DVD: Hail, Caesar!

Hollywood satire with teeth and heart

Hail, Caesar!’s shortcomings are easily forgiven. You could complain that the multiple plotlines aren’t given enough time to breathe, or that the deeper issues rumbling beneath the film’s frothy surface could be explored in more depth. Superbly designed and beautifully shot on film by the Coens’ regular cinematographer Roger Deakins, this really needs to be seen on a large screen. But repeated DVD viewing allows the barrage of sight gags and wordplay to really hit home.

Set in the early 1950s, it centres on Josh Brolin’s studio manager Eddie Mannix (pictured below with George Clooney), behaving like an honest sheriff attempting to impose order in a lawless frontier town. He has a lot to contend with: Capitol Pictures’ star actor has been kidnapped, an unmarried starlet is pregnant and the latest male lead is struggling to enunciate words with more than one syllable. The pace is hectic, the set pieces elaborate in the extreme.

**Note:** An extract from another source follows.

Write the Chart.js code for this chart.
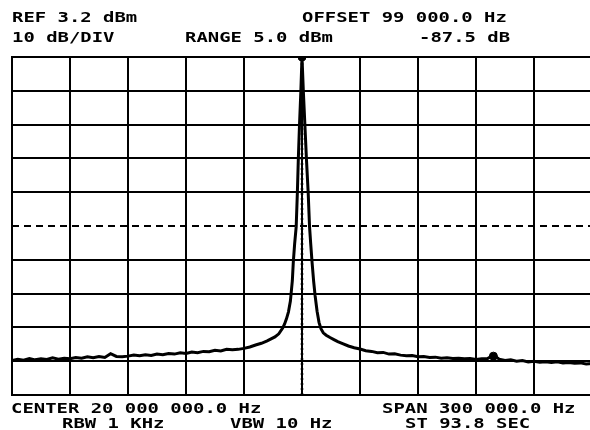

Hail, CaesarMannix’s duties necessitate his dropping in on an immaculately staged aquatic ballet starring Scarlett Johansson’s foul-mouthed DeeAnna Moran, and a dazzling bar-room dance sequence paying scrupulous homage to South Pacific and On The Town. Director Laurence Laurentz (Ralph Fiennes) vainly attempts to teach singing cowboy Hobie Doyle (Alden Ehrenreich) how to act in a 1920s costume drama (“He barely knows how to speak!”).

More pressing is the abduction, by a group of rightly disaffected communist screenwriters, of Baird Whitlock (George Clooney), whose disappearance disrupts the shooting of the worthy biblical epic which gives the film its title. Clooney’s amiable klutz is a joy to watch. He’s a superb physical comedian too: witness his clumsy efforts to sit down whilst wearing a centurion costume. Mannix’s struggles also take in Tilda Swinton as twin gossip columnists and whether he should resign and take up a lucrative post with Lockheed – cue a sharp cameo from Ian Blackman as the Mephistophelian Cuddahy, forever dissing the movie business and urging Mannix to grow up and take a proper job.

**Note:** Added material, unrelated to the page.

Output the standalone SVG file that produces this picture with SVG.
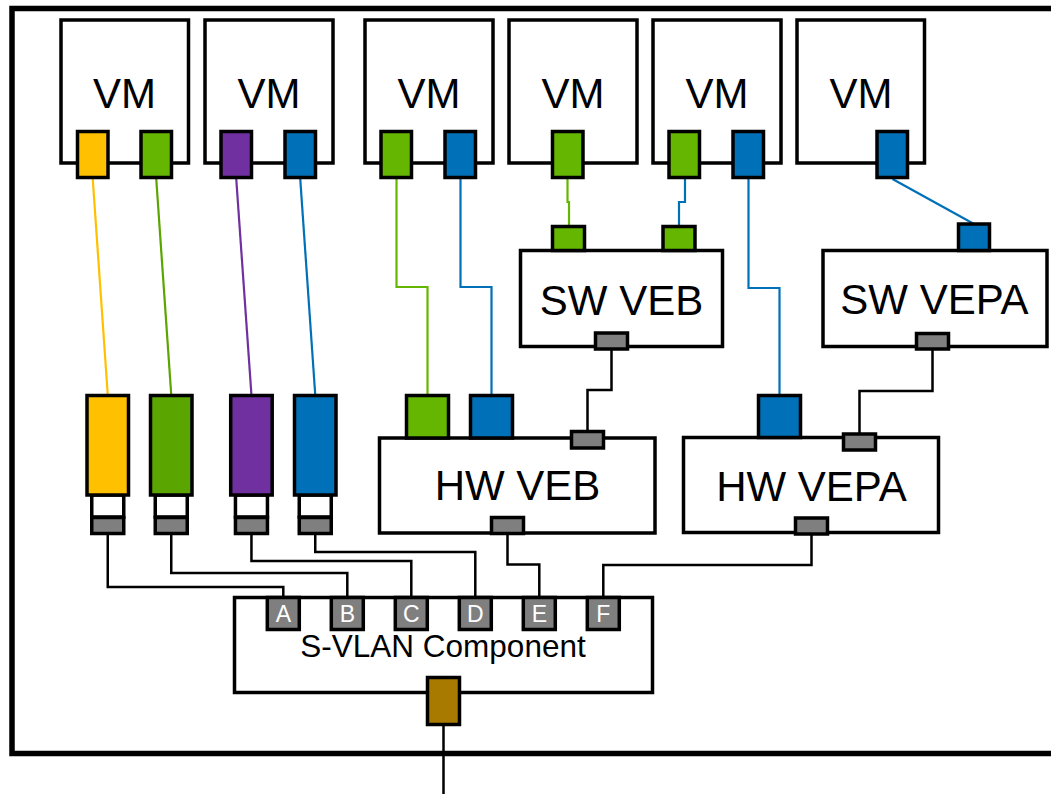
<svg xmlns="http://www.w3.org/2000/svg" width="1051" height="794" viewBox="0 0 1051 794">
<defs>
<style>
.box{fill:#fff;stroke:#000;stroke-width:3.5}
.p{stroke:#000;stroke-width:3.5}
.y{fill:#FFC000}.g{fill:#64B600}.gd{fill:#5AA500}.pu{fill:#7030A0}.b{fill:#0070B8}.gr{fill:#7F7F7F}.br{fill:#A87A00}.w{fill:#fff}
.lbl{font-family:"Liberation Sans",Arial,sans-serif;font-size:42px;fill:#000;text-anchor:middle}
.sl{font-family:"Liberation Sans",Arial,sans-serif;font-size:31.5px;fill:#000;text-anchor:middle}
.pl{font-family:"Liberation Sans",Arial,sans-serif;font-size:23px;fill:#fff;text-anchor:middle}
.c{fill:none;stroke-width:2.2}
.k{fill:none;stroke:#000;stroke-width:2.5}
</style>
</defs>
<rect width="1051" height="794" fill="#fff"/>
<rect id="host" x="12" y="8.5" width="1070" height="745" fill="none" stroke="#000" stroke-width="5.5"/>

<g id="connectors">
<path class="c" stroke="#FFC000" d="M92.75 179 L107.75 395"/>
<path class="c" stroke="#5AA500" d="M156.25 179 L171.25 395"/>
<path class="c" stroke="#7030A0" d="M236.25 179 L251.45 395"/>
<path class="c" stroke="#0070B8" d="M300.25 179 L315.25 395"/>
<path class="c" stroke="#64B600" d="M396.5 179 V287 H427.5 V395"/>
<path class="c" stroke="#0070B8" d="M460.5 179 V287 H491.5 V395"/>
<path class="c" stroke="#64B600" d="M567.5 179 V202 H569 V226"/>
<path class="c" stroke="#0070B8" d="M685 179 V202 H679 V226"/>
<path class="c" stroke="#0070B8" d="M748.5 179 V288 H779.5 V395"/>
<path class="c" stroke="#0070B8" d="M892.5 179 L974 224"/>
<path class="k" d="M611.5 349 V390 H587.5 V432"/>
<path class="k" d="M932.5 349 V391 H859.5 V434"/>
<path class="k" d="M107.75 534 V587 H283.3 V597"/>
<path class="k" d="M171.25 534 V573 H347.3 V597"/>
<path class="k" d="M251.45 534 V561 H411.3 V597"/>
<path class="k" d="M315.25 534 V552 H475.3 V597"/>
<path class="k" d="M507.5 534 V564.5 H539.3 V597"/>
<path class="k" d="M811.5 534 V565 H603.3 V597"/>
<path class="k" d="M443.5 725 V794"/>
</g>

<g id="vm1">
<rect class="box" x="61" y="20" width="127.5" height="143"/>
<text class="lbl" x="124.5" y="108">VM</text>
<rect class="p y" x="77.5" y="131.5" width="30.5" height="46"/>
<rect class="p g" x="141" y="131.5" width="30.5" height="46"/>
</g>
<g id="vm2">
<rect class="box" x="205" y="20" width="128" height="143"/>
<text class="lbl" x="269" y="108">VM</text>
<rect class="p pu" x="221" y="131.5" width="30.5" height="46"/>
<rect class="p b" x="285" y="131.5" width="30.5" height="46"/>
</g>
<g id="vm3">
<rect class="box" x="365" y="20" width="128" height="143"/>
<text class="lbl" x="429" y="108">VM</text>
<rect class="p g" x="381" y="131.5" width="30.5" height="46"/>
<rect class="p b" x="445" y="131.5" width="30.5" height="46"/>
</g>
<g id="vm4">
<rect class="box" x="509" y="20" width="128" height="143"/>
<text class="lbl" x="573" y="108">VM</text>
<rect class="p g" x="552.5" y="131.5" width="30.5" height="46"/>
</g>
<g id="vm5">
<rect class="box" x="653" y="20" width="128" height="143"/>
<text class="lbl" x="717" y="108">VM</text>
<rect class="p g" x="669" y="131.5" width="30.5" height="46"/>
<rect class="p b" x="733" y="131.5" width="30.5" height="46"/>
</g>
<g id="vm6">
<rect class="box" x="797" y="20" width="127.5" height="143"/>
<text class="lbl" x="861" y="108">VM</text>
<rect class="p b" x="877" y="131.5" width="30.5" height="46"/>
</g>

<g id="nic-yellow">
<rect class="p w" x="91.75" y="495" width="32" height="22"/>
<rect class="p gr" x="91.75" y="517.5" width="32" height="16"/>
<rect class="p y" x="87" y="395.5" width="41.5" height="99.5"/>
</g>
<g id="nic-green">
<rect class="p w" x="155.25" y="495" width="32" height="22"/>
<rect class="p gr" x="155.25" y="517.5" width="32" height="16"/>
<rect class="p gd" x="150.5" y="395.5" width="41.5" height="99.5"/>
</g>
<g id="nic-purple">
<rect class="p w" x="235.45" y="495" width="32" height="22"/>
<rect class="p gr" x="235.45" y="517.5" width="32" height="16"/>
<rect class="p pu" x="230.7" y="395.5" width="41.5" height="99.5"/>
</g>
<g id="nic-blue">
<rect class="p w" x="299.25" y="495" width="32" height="22"/>
<rect class="p gr" x="299.25" y="517.5" width="32" height="16"/>
<rect class="p b" x="294.5" y="395.5" width="41.5" height="99.5"/>
</g>

<g id="sw-veb">
<rect class="box" x="520.5" y="250.5" width="202" height="96"/>
<text class="lbl" x="621.5" y="315">SW VEB</text>
<rect class="p g" x="552.5" y="226.5" width="32" height="24"/>
<rect class="p g" x="663" y="226.5" width="32" height="24"/>
<rect class="p gr" x="595.5" y="333" width="32" height="16"/>
</g>
<g id="sw-vepa">
<rect class="box" x="823" y="250.5" width="224" height="96"/>
<text class="lbl" x="934.5" y="314">SW VEPA</text>
<rect class="p b" x="958.5" y="224" width="31" height="26.5"/>
<rect class="p gr" x="916.5" y="333.5" width="32" height="15.5"/>
</g>
<g id="hw-veb">
<rect class="box" x="379.5" y="438" width="275.5" height="95"/>
<text class="lbl" x="517.5" y="500">HW VEB</text>
<rect class="p g" x="406.5" y="395.5" width="42" height="42.5"/>
<rect class="p b" x="470.5" y="395.5" width="42" height="42.5"/>
<rect class="p gr" x="571.5" y="431.5" width="32" height="16.5"/>
<rect class="p gr" x="491.5" y="517.5" width="32" height="16"/>
</g>
<g id="hw-vepa">
<rect class="box" x="683.5" y="437.5" width="255" height="95"/>
<text class="lbl" x="811.5" y="501">HW VEPA</text>
<rect class="p b" x="758.5" y="395.5" width="42" height="42"/>
<rect class="p gr" x="843.5" y="434" width="32" height="16"/>
<rect class="p gr" x="795.5" y="518" width="32" height="16"/>
</g>
<g id="s-vlan">
<rect class="box" x="234.5" y="597.5" width="418" height="95"/>
<text class="sl" x="443" y="657">S-VLAN Component</text>
<rect class="p gr" x="267.3" y="597.5" width="32" height="32"/>
<text class="pl" x="283.3" y="622">A</text>
<rect class="p gr" x="331.3" y="597.5" width="32" height="32"/>
<text class="pl" x="347.3" y="622">B</text>
<rect class="p gr" x="395.3" y="597.5" width="32" height="32"/>
<text class="pl" x="411.3" y="622">C</text>
<rect class="p gr" x="459.3" y="597.5" width="32" height="32"/>
<text class="pl" x="475.3" y="622">D</text>
<rect class="p gr" x="523.3" y="597.5" width="32" height="32"/>
<text class="pl" x="539.3" y="622">E</text>
<rect class="p gr" x="587.3" y="597.5" width="32" height="32"/>
<text class="pl" x="603.3" y="622">F</text>
<rect class="p br" x="427.5" y="677.5" width="32" height="47"/>
</g>
</svg>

Mannix chooses to stay in post, though in hindsight we suspect that he might have been wiser to jump ship. The old studio system was starting to crumble and television was already threatening to decimate cinema audience numbers. Hail, Caesar! looks back on a troubled era with unsentimental affection, and it’s the Coens’ warmest and funniest film in years.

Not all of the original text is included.